We open with possibly my least-favorite storyline -- the mermaid storyline (you'll see). Miguel is looking for his and Kay's baby daughter, Maria, but she's already off to the sitter's for the day. Tabitha twists the knife a little by casually mentioning that Maria seems to be "confused," because she's been calling Fox "Daddy." And he's just her mom's boyfriend, not her real father like Miguel. Then somebody asks where Siren is, and Tabitha says she's in the kitchen with Kay. Everyone is worried.

Okay -- backstory time. You see, Siren is a mermaid. Yes, a mermaid, from the ocean. Baby Endora conjured her up and gave her legs so that she would seduce Miguel, thereby preventing Miguel and Kay from rediscovering their old spark, and solidifying Kay and Fox's relationship. But it isn't really working out that way because Kay is jealous of Siren. Meanwhile, Siren is totally into Miguel and has him bewitched, but she doesn't quite get how to act like a human. Would you believe that this leads to tons of hilarious consequences?

Cut to Siren and Kay bitching at each other, blah blah blah. I guess Kay is pissed off because not only is Siren moving way too fast with Kay's babydaddy Miguel, she's also hitting on Kay's fiancé. Fox. Meanwhile, Siren is annoyed that Kay is constantly trying to interfere with Siren hooking up with Miguel. (Note: We learned earlier this week that if a man has sex with a mermaid, he can never have sex with a human woman again. But nobody knows Siren is a mermaid, except for Tabitha and Endora.)

Finally, we leave this idiocy behind, and the action moves to Rome. Theresa and Ethan are just arriving there. You see, Theresa found out from "Crane Security" that the three Dunceketeers were in danger. She convinced Ethan that since one of the Dunceketeers is her sister (Paloma), and another one is his sister (Jessica), the two of them had better go to Rome together and check it out. Gwen okayed the trip, and she asked Ethan to just be honest with her if he decides to cheat with Theresa.

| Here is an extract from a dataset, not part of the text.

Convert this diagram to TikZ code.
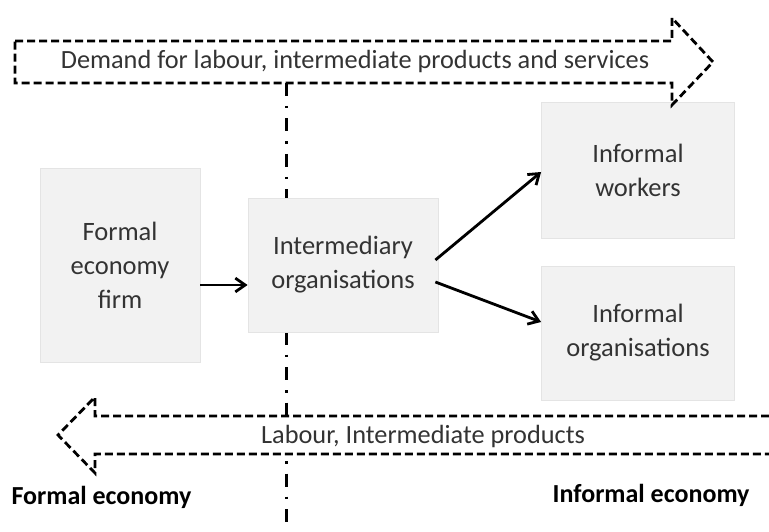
\documentclass[tikz,border=0pt]{standalone}
\usepackage{fontspec}
\setmainfont{Carlito}
\usetikzlibrary{arrows.meta}

\definecolor{boxgray}{HTML}{F2F2F2}
\definecolor{boxedge}{HTML}{E4E4E4}

\begin{document}
\begin{tikzpicture}[x=1pt, y=-1pt,
    box/.style={fill=boxgray, draw=boxedge, line width=0.8pt, align=center,
        text=black!80, inner sep=0pt, font=\fontsize{26.5}{34}\selectfont},
    flow/.style={-{Straight Barb[angle=70:12pt]}, line width=2.8pt},
    bigarrow/.style={draw, fill=white, line width=2.8pt, dash pattern=on 8pt off 4pt},
    divider/.style={line width=3pt, dash pattern=on 13pt off 10pt on 2.5pt off 10pt},
    flowtext/.style={font=\fontsize{26.3}{30}\selectfont, text=black!80},
    sidelabel/.style={font=\fontsize{26}{30}\selectfont\bfseries}]
    \useasboundingbox (0,0) rectangle (769,532);

    % Border between formal and informal side
    \coordinate (divtop) at (286,83);
    \coordinate (divbot) at (286,532);
    \draw[divider] (divtop) -- (divbot);

    % Boxes
    \node[box, minimum width=160pt, minimum height=194pt] (firm) at (120,265) {Formal\\economy\\firm};
    \node[box, minimum width=190pt, minimum height=134pt] (inter) at (343,265) {Intermediary\\organisations};
    \node[box, minimum width=193pt, minimum height=136pt] (workers) at (638,170) {Informal\\workers};
    \node[box, minimum width=193pt, minimum height=134pt] (orgs) at (638,333) {Informal\\organisations};

    % Arrows between boxes
    \draw[flow] ([yshift=-20pt]firm.east) -- ([yshift=-20pt]inter.west);
    \draw[flow] ([shift={(-3pt,5pt)}]inter.east) -- ([yshift=-2pt]workers.west);
    \draw[flow] ([shift={(-3pt,-17pt)}]inter.east) -- ([yshift=11pt]orgs.west);

    % Demand (formal -> informal)
    \draw[bigarrow] (15,41) -- (672,41) -- (672,18) -- (713,62) -- (672,105) -- (672,83) -- (15,83) -- cycle;
    \node[flowtext] (demand) at (355,61) {Demand for labour, intermediate products and services};

    % Supply (informal -> formal)
    \draw[bigarrow] (769,416) -- (95,416) -- (95,397) -- (58,435) -- (95,473) -- (95,454) -- (769,454);
    \node[flowtext] (supply) at (423,436) {Labour, Intermediate products};

    % Side labels
    \node[sidelabel, anchor=west] (formal) at (8,497) {Formal economy};
    \node[sidelabel, anchor=east] (informal) at (753,495) {Informal economy};
\end{tikzpicture}
\end{document}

Ethan swore he wouldn't cheat, but he's got his hands full. Already, on the private plane ride over, Theresa had drugged Ethan and had him stripped to his boxers before the plane landed and he woke up. Now that they're in Rome, it turns out that -- oh my gosh! -- they only have one hotel room between the two of them. However, for once, Ethan is just as onto Theresa as the audience is. He even gets her to admit to molesting him on the plane, as well as screwing up the hotel reservation on purpose. Oddly enough, though, he seems only mildly annoyed that Theresa keeps trying to rape him.